Itens para maior conforto
Espora
Com extremidades sem pontas, o efeito do utensílio é menos agressivo que o modelo tradicionalmente usado pelos ginetes.
Caneleiras
Servem para proteger as patas dianteiras nos treinamentos e evitar lesões durante os movimentos de giro. Não podem ser usadas em provas.
Roupas para aquecer
Mantém o cavalo aquecido mesmo com quedas bruscas de temperatura. Ajuda a manter o pelo bonito, pois evita que o fio engrosse devido ao frio.
Manta de gel
Colocado embaixo do basto para proteger o lombo do cavalo. Tem propriedades terapêuticas para prevenir dores musculares.
Recomendações de manejo
– Assegurar que não tenha fome e sede, com alimentação à disposição e suficiente.

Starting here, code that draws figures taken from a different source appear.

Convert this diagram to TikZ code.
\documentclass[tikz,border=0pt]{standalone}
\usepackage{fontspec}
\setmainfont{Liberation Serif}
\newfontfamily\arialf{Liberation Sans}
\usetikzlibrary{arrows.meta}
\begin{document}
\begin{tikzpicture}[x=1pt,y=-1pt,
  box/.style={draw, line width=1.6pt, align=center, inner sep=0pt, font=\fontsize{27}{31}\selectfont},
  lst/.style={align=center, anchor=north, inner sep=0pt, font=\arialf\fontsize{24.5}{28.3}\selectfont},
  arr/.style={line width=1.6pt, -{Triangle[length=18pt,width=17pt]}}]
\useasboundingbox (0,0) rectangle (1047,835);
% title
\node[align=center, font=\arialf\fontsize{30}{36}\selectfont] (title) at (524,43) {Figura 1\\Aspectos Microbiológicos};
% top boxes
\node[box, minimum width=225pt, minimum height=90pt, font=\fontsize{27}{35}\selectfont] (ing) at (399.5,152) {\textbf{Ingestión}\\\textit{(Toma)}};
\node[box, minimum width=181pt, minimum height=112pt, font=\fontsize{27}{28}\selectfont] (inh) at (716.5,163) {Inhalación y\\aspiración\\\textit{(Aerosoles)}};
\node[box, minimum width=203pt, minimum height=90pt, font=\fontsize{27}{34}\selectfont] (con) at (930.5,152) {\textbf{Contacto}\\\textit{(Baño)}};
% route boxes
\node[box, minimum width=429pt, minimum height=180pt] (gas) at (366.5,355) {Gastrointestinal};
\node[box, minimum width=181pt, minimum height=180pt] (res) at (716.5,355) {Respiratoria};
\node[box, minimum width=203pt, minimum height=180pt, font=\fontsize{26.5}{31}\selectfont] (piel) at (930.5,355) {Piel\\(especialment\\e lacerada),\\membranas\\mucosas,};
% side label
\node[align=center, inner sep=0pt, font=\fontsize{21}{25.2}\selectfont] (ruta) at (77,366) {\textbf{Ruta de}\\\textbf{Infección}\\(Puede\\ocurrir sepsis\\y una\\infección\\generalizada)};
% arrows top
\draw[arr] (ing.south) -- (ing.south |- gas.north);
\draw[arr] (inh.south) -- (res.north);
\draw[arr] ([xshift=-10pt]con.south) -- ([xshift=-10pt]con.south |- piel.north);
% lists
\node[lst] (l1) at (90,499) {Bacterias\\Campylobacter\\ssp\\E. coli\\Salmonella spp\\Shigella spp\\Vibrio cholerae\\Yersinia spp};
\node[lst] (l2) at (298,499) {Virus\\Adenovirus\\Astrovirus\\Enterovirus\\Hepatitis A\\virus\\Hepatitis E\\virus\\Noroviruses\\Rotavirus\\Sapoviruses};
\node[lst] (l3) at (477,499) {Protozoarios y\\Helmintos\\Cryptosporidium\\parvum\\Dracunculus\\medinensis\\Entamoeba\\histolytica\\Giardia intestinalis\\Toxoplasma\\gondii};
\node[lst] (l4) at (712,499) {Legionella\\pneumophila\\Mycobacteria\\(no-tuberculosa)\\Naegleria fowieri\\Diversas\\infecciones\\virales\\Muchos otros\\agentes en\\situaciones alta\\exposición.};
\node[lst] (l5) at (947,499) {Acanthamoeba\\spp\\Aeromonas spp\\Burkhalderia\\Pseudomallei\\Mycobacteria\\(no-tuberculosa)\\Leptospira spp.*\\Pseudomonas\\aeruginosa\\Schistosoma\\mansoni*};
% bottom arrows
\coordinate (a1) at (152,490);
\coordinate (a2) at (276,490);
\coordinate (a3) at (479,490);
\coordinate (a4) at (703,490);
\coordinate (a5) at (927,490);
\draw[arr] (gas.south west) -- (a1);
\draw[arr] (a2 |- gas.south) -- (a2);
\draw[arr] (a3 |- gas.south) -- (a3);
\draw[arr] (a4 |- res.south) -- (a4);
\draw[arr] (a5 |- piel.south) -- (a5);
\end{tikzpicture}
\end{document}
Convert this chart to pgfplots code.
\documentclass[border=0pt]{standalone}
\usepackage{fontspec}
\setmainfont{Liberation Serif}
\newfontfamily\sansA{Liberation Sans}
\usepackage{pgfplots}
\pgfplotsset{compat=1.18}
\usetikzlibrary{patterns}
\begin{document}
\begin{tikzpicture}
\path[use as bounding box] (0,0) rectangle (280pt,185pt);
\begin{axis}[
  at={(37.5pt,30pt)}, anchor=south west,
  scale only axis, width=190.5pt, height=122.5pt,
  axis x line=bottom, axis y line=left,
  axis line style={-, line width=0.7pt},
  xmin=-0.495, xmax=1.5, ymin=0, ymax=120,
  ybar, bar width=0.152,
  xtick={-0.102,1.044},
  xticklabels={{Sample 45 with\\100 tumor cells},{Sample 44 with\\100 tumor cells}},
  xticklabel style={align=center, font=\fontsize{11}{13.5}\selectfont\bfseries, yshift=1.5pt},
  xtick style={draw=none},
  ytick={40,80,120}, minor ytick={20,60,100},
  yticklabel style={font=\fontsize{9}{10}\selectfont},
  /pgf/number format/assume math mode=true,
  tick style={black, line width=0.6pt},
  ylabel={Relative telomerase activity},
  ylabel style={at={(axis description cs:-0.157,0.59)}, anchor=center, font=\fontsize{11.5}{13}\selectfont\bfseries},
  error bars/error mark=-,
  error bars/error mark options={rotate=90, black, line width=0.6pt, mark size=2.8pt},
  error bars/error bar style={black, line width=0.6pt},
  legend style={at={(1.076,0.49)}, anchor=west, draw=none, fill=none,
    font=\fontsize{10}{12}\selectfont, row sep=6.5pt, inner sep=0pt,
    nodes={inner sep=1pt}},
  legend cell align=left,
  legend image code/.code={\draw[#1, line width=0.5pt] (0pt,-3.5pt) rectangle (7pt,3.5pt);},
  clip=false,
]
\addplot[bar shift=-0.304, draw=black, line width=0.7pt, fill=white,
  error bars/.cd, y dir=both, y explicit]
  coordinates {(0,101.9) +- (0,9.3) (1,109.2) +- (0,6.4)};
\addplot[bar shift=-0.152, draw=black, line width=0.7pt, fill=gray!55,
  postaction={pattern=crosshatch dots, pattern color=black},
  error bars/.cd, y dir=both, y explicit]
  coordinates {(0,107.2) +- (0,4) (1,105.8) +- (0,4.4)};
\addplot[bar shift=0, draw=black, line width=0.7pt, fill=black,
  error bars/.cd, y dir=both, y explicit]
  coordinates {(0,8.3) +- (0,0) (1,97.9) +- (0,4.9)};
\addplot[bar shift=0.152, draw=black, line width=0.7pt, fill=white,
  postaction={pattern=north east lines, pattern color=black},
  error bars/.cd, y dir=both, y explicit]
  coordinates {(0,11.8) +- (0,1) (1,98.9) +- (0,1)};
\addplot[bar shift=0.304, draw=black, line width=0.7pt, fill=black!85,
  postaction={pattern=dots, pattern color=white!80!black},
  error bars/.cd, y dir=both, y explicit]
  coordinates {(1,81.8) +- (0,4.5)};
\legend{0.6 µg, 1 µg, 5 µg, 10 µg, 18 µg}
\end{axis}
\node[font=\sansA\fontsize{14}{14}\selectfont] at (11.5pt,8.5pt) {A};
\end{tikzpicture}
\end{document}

– Garantir a ausência de desconforto, por meio de local apropriado e área de descanso confortável, fazendo com que as instalações e edificações não sejam excessivamente quentes ou frias.
– Assegurar que não sofra ferimentos e doenças e utilizando medicamentos, apetrechos técnicos, instrumentos, ferramentas ou utensílios adequados.
– Proporcionar a liberdade comportamental, através de espaço suficiente e instalações apropriadas, gerando a possibilidade dos animais expressarem padrões de comportamentos normais e instintos inerentes à espécie.
– Minimizar situações de estresse, medo e ansiedade.
Fonte: Manual de Boas Práticas para o Bem-Estar Animal em Competições Equestres
Diferença entre maus-tratos e bem-estar animal
No manejo de equinos, é frequente confundirem ausência de maus-tratos com qualidade de vida animal. Maltratar é bater, torturar, mutilar, lesionar ou negligenciar. São atos intencionais ou não, e que levam ao sofrimento do animal. É crime e está previsto na legislação brasileira. Bem-estar é um conceito que prevê boas práticas e cuidados com a saúde do animal.
– Não sofrer maus tratos não garante um bom grau de bem-estar animal – afirma a veterinária Lizie Pereira Buss, coordenadora da Comissão de Bem-Estar Animal do Ministério da Agricultura.
As diretrizes estão previstas no Manual de Boas Práticas para o Bem-Estar Animal em Competições Equestres, elaborado pela Comissão de Bem-Estar Animal do Ministério. A publicação recomenda atenção às necessidades de boa nutrição, saúde, alojamento, expressão de comportamentos naturais e manutenção de estados mentais positivos.
– É o primeiro passo para pararmos de pensar em apenas coibir maus-tratos, mas de melhorar o bem-estar dos animais em ambientes competitivos – avalia Lizie.
A técnica destacou a importância da iniciativa da ABCCC ao implementar a regra do sangue zero no Freio de Ouro:
– Tudo é uma evolução. Bem-estar animal depende do conhecimento e da atitude das pessoas em querer preservar os animais.